- [EXERCISE]:
Skip the images and copy each record exactly as written.

● ● ● ● ● ● ●

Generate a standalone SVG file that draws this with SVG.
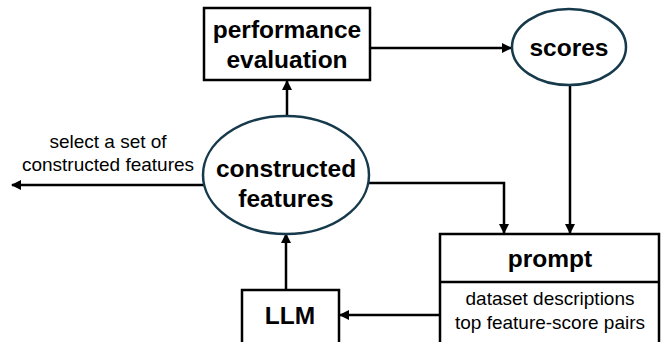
<svg xmlns="http://www.w3.org/2000/svg" width="666" height="342" viewBox="0 0 666 342">
<style>
.box{fill:#fff;stroke:#000;stroke-width:2.5}
.ell{fill:#fff;stroke:#163a4c;stroke-width:2.5}
.b{font-family:"Liberation Sans",Arial,sans-serif;font-weight:bold;font-size:24.5px;text-anchor:middle;fill:#000}
.r{font-family:"Liberation Sans",Arial,sans-serif;font-size:19px;text-anchor:middle;fill:#000}
.c{fill:none;stroke:#000;stroke-width:2.5}
</style>
<defs>
<marker id="ah" viewBox="0 0 10 10" refX="9" refY="5" markerWidth="4" markerHeight="4" orient="auto" markerUnits="strokeWidth">
<path d="M0,0 L10,5 L0,10 z" fill="#000"/>
</marker>
</defs>
<g id="connectors">
<path class="c" d="M370,48 H511" marker-end="url(#ah)"/>
<path class="c" d="M570,85 V233" marker-end="url(#ah)"/>
<path class="c" d="M366,183 H504 V233" marker-end="url(#ah)"/>
<path class="c" d="M440,315 H340" marker-end="url(#ah)"/>
<path class="c" d="M286,290 V234" marker-end="url(#ah)"/>
<path class="c" d="M287,116 V81" marker-end="url(#ah)"/>
<path class="c" d="M204,185 H12" marker-end="url(#ah)"/>
</g>
<g id="label-select">
<text class="r" x="108" y="148">select a set of</text>
<text class="r" x="108" y="171">constructed features</text>
</g>
<g id="performance-evaluation">
<rect class="box" x="204" y="8" width="166" height="72"/>
<text class="b" x="287" y="38">performance</text>
<text class="b" x="287" y="68">evaluation</text>
</g>
<g id="scores">
<ellipse class="ell" cx="569" cy="47" rx="57" ry="38"/>
<text class="b" x="569" y="56">scores</text>
</g>
<g id="constructed-features">
<ellipse class="ell" cx="286" cy="175" rx="83" ry="59"/>
<text class="b" x="286" y="177">constructed</text>
<text class="b" x="286" y="207">features</text>
</g>
<g id="prompt">
<rect class="box" x="440" y="234" width="219" height="115"/>
<line class="c" x1="440" y1="282" x2="659" y2="282"/>
<text class="b" x="550" y="267">prompt</text>
<text class="r" x="550" y="305">dataset descriptions</text>
<text class="r" x="550" y="329">top feature-score pairs</text>
</g>
<g id="LLM">
<rect class="box" x="242" y="290" width="97" height="60"/>
<text class="b" x="290" y="324">LLM</text>
</g>
</svg>
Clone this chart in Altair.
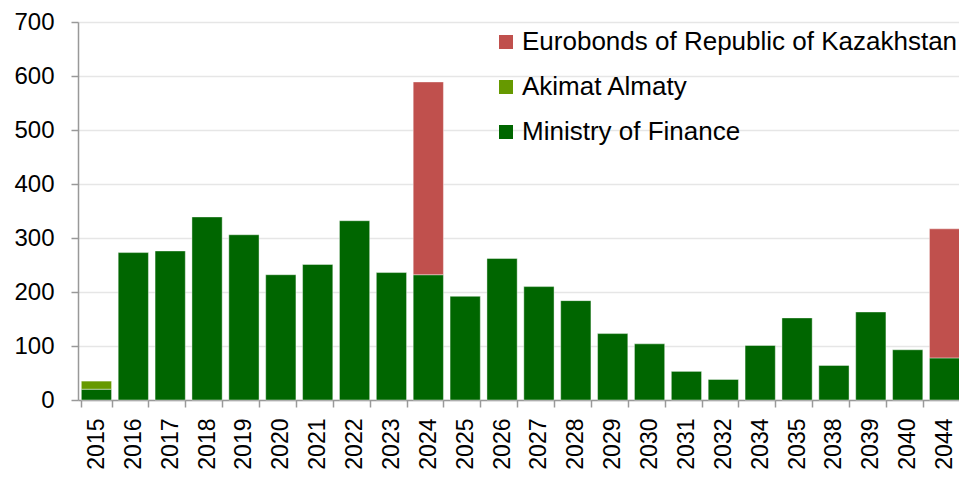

● ● ● ● ● ● ●

- [THE RESPONSE]:
Generate a standalone SVG file that draws this with SVG.
<svg xmlns="http://www.w3.org/2000/svg" width="666" height="342" viewBox="0 0 666 342">
<style>
.box{fill:#fff;stroke:#000;stroke-width:2.5}
.ell{fill:#fff;stroke:#163a4c;stroke-width:2.5}
.b{font-family:"Liberation Sans",Arial,sans-serif;font-weight:bold;font-size:24.5px;text-anchor:middle;fill:#000}
.r{font-family:"Liberation Sans",Arial,sans-serif;font-size:19px;text-anchor:middle;fill:#000}
.c{fill:none;stroke:#000;stroke-width:2.5}
</style>
<defs>
<marker id="ah" viewBox="0 0 10 10" refX="9" refY="5" markerWidth="4" markerHeight="4" orient="auto" markerUnits="strokeWidth">
<path d="M0,0 L10,5 L0,10 z" fill="#000"/>
</marker>
</defs>
<g id="connectors">
<path class="c" d="M370,48 H511" marker-end="url(#ah)"/>
<path class="c" d="M570,85 V233" marker-end="url(#ah)"/>
<path class="c" d="M366,183 H504 V233" marker-end="url(#ah)"/>
<path class="c" d="M440,315 H340" marker-end="url(#ah)"/>
<path class="c" d="M286,290 V234" marker-end="url(#ah)"/>
<path class="c" d="M287,116 V81" marker-end="url(#ah)"/>
<path class="c" d="M204,185 H12" marker-end="url(#ah)"/>
</g>
<g id="label-select">
<text class="r" x="108" y="148">select a set of</text>
<text class="r" x="108" y="171">constructed features</text>
</g>
<g id="performance-evaluation">
<rect class="box" x="204" y="8" width="166" height="72"/>
<text class="b" x="287" y="38">performance</text>
<text class="b" x="287" y="68">evaluation</text>
</g>
<g id="scores">
<ellipse class="ell" cx="569" cy="47" rx="57" ry="38"/>
<text class="b" x="569" y="56">scores</text>
</g>
<g id="constructed-features">
<ellipse class="ell" cx="286" cy="175" rx="83" ry="59"/>
<text class="b" x="286" y="177">constructed</text>
<text class="b" x="286" y="207">features</text>
</g>
<g id="prompt">
<rect class="box" x="440" y="234" width="219" height="115"/>
<line class="c" x1="440" y1="282" x2="659" y2="282"/>
<text class="b" x="550" y="267">prompt</text>
<text class="r" x="550" y="305">dataset descriptions</text>
<text class="r" x="550" y="329">top feature-score pairs</text>
</g>
<g id="LLM">
<rect class="box" x="242" y="290" width="97" height="60"/>
<text class="b" x="290" y="324">LLM</text>
</g>
</svg>
Clone this chart in Altair.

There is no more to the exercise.